Andrea Brophy, environmental education coordinator
at the New Mexico refuge, works with younger children. She says it's their
parents and teachers who get grossed out when she presents the kids with "owl
pellets" – regurgitated wads of owl food – to dissect (she sterilizes them
first).
Such squeamishness can rub off on kids, she says:
"Adults set the tone."
That's important to remember, whether you are
introducing your kids to the snakes at the nature preserve or the bugs in your
backyard, says Bill Ulfelder, executive director of the New York chapter of the
Nature Conservancy
Surveys by the group have found fear of bugs – and
heat and rain – are among the reasons many kids say they don't like the
outdoors. Those fears usually recede when parents routinely get kids out in all
kinds of conditions (with the proper protective gear), he says.

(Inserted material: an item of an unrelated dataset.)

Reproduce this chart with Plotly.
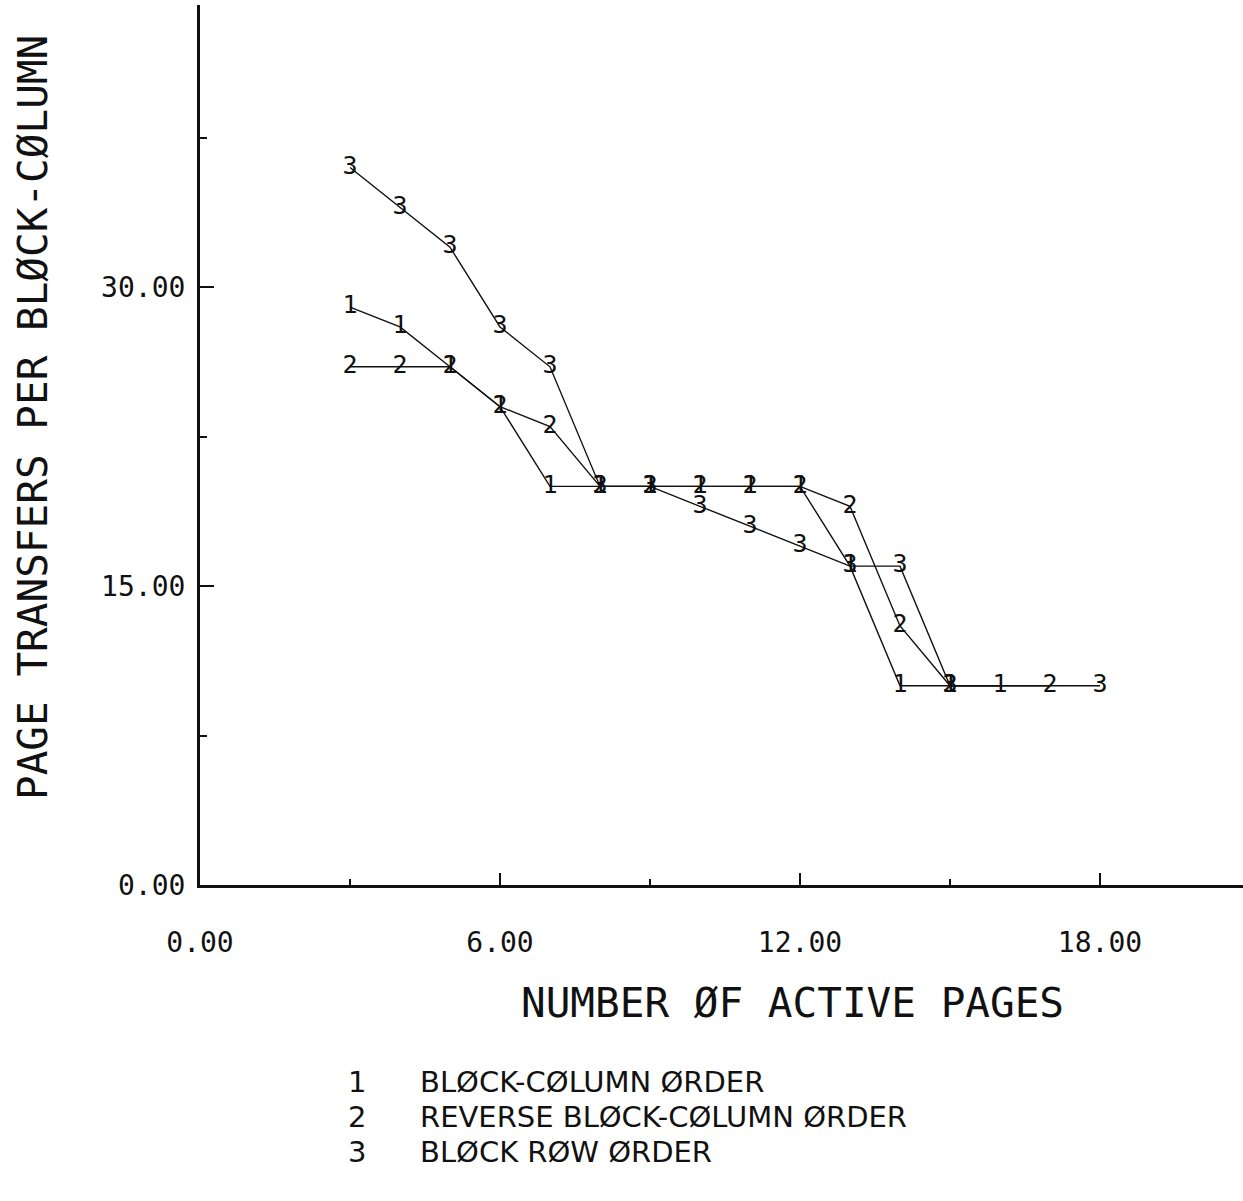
import plotly.graph_objects as go

# ---- data ----
pages_1 = [3, 4, 5, 6, 7, 8, 9, 10, 11, 12, 13, 14, 15, 16]
transfers_1 = [29, 28, 26, 24, 20, 20, 20, 20, 20, 20, 16, 10, 10, 10]

pages_2 = [3, 4, 5, 6, 7, 8, 9, 10, 11, 12, 13, 14, 15, 17]
transfers_2 = [26, 26, 26, 24, 23, 20, 20, 20, 20, 20, 19, 13, 10, 10]

pages_3 = [3, 4, 5, 6, 7, 8, 9, 10, 11, 12, 13, 14, 15, 18]
transfers_3 = [36, 34, 32, 28, 26, 20, 20, 19, 18, 17, 16, 16, 10, 10]

series_symbols = ["1", "2", "3"]
legend_labels = ["BLØCK-CØLUMN ØRDER", "REVERSE BLØCK-CØLUMN ØRDER", "BLØCK RØW ØRDER"]
x_title = "NUMBER ØF ACTIVE PAGES"
y_title = "PAGE TRANSFERS PER BLØCK-CØLUMN"

# ---- layout geometry (pixels) ----
W, H = 1243, 1201
L, R, T, B = 200, 0, 5, 316
pw, ph = W - L - R, H - T - B
XPX, YPX = 50.0, 19.93          # pixels per unit
xmax, ymax = pw / XPX, ph / YPX

FONT = "DejaVu Sans Mono"
LEG_FONT = "DejaVu Sans"
INK = "#111111"


def px2paper(px, py):
    return (px - L) / pw, (H - B - py) / ph


fig = go.Figure()
for xs, ys, sym in [(pages_1, transfers_1, series_symbols[0]),
                    (pages_2, transfers_2, series_symbols[1]),
                    (pages_3, transfers_3, series_symbols[2])]:
    fig.add_trace(go.Scatter(
        x=xs, y=ys, mode="lines+text",
        text=[sym] * len(xs), textposition="middle center",
        textfont=dict(family=FONT, size=25, color=INK),
        line=dict(color=INK, width=1.4),
        showlegend=False, cliponaxis=False,
    ))

annotations = []
# axis titles
ax, ay = px2paper(792, 1003)
annotations.append(dict(text=x_title, x=ax, y=ay, xref="paper", yref="paper",
                        showarrow=False, xanchor="center", yanchor="middle",
                        font=dict(family=FONT, size=41, color=INK)))
tx, ty = px2paper(33, 418)
annotations.append(dict(text=y_title, x=tx, y=ty, xref="paper", yref="paper",
                        showarrow=False, xanchor="center", yanchor="middle",
                        textangle=-90,
                        font=dict(family=FONT, size=41, color=INK)))
# legend block
row_y = [1082, 1117, 1152]
for sym, lab, ry in zip(series_symbols, legend_labels, row_y):
    sx, sy = px2paper(357, ry)
    annotations.append(dict(text=sym, x=sx, y=sy, xref="paper", yref="paper",
                            showarrow=False, xanchor="center", yanchor="middle",
                            font=dict(family=LEG_FONT, size=29, color=INK)))
    lx, ly = px2paper(418, ry)
    annotations.append(dict(text=lab, x=lx, y=ly, xref="paper", yref="paper",
                            showarrow=False, xanchor="left", yanchor="middle",
                            font=dict(family=LEG_FONT, size=29, color=INK)))

fig.update_layout(
    width=W, height=H,
    margin=dict(l=L, r=R, t=T, b=B, pad=0),
    paper_bgcolor="white", plot_bgcolor="white",
    showlegend=False,
    annotations=annotations,
    xaxis=dict(range=[0, xmax], tick0=0, dtick=6, tickformat=".2f",
               showgrid=False, zeroline=False,
               showline=True, linecolor=INK, linewidth=3,
               ticks="inside", ticklen=12, tickwidth=1.5, tickcolor=INK,
               ticklabelstandoff=30,
               tickfont=dict(family=FONT, size=28, color=INK),
               minor=dict(dtick=3, tick0=0, ticks="inside", ticklen=6,
                          tickwidth=1.5, tickcolor=INK, showgrid=False)),
    yaxis=dict(range=[0, ymax], tick0=0, dtick=15, tickformat=".2f",
               showgrid=False, zeroline=False,
               showline=True, linecolor=INK, linewidth=3,
               ticks="inside", ticklen=14, tickwidth=1.5, tickcolor=INK,
               ticklabelstandoff=6,
               tickfont=dict(family=FONT, size=28, color=INK),
               minor=dict(dtick=7.5, tick0=0, ticks="inside", ticklen=7,
                          tickwidth=1.5, tickcolor=INK, showgrid=False)),
)

fig.write_html("out.html")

Ulfelder says he sees a silver lining in the reports
of frightened wildlife refuge visitors: "The good news is that these people are
all out in wildlife refuges. … They've overcome the first barrier, which is
getting outside at all."
Indeed, Sagan, the New Jersey guide, says one reason
he and his colleagues may be seeing more nervous visitors is that they are
seeing more visitors, period. Statistics from the wildlife service back him up:
The nation's 562
refuges had 47 million visitors in 2013, up from 36.5 million in
2000.
The guides say they teach visitors to show wild
animals the proper respect: to keep their distance from those rattlesnakes (they
do bite), not to touch the bats (which can carry rabies) and never to feed the
creatures. Still, Sagan says he tells them the scariest thing at the refuge is a
"little old plant with leaves of three" — poison ivy.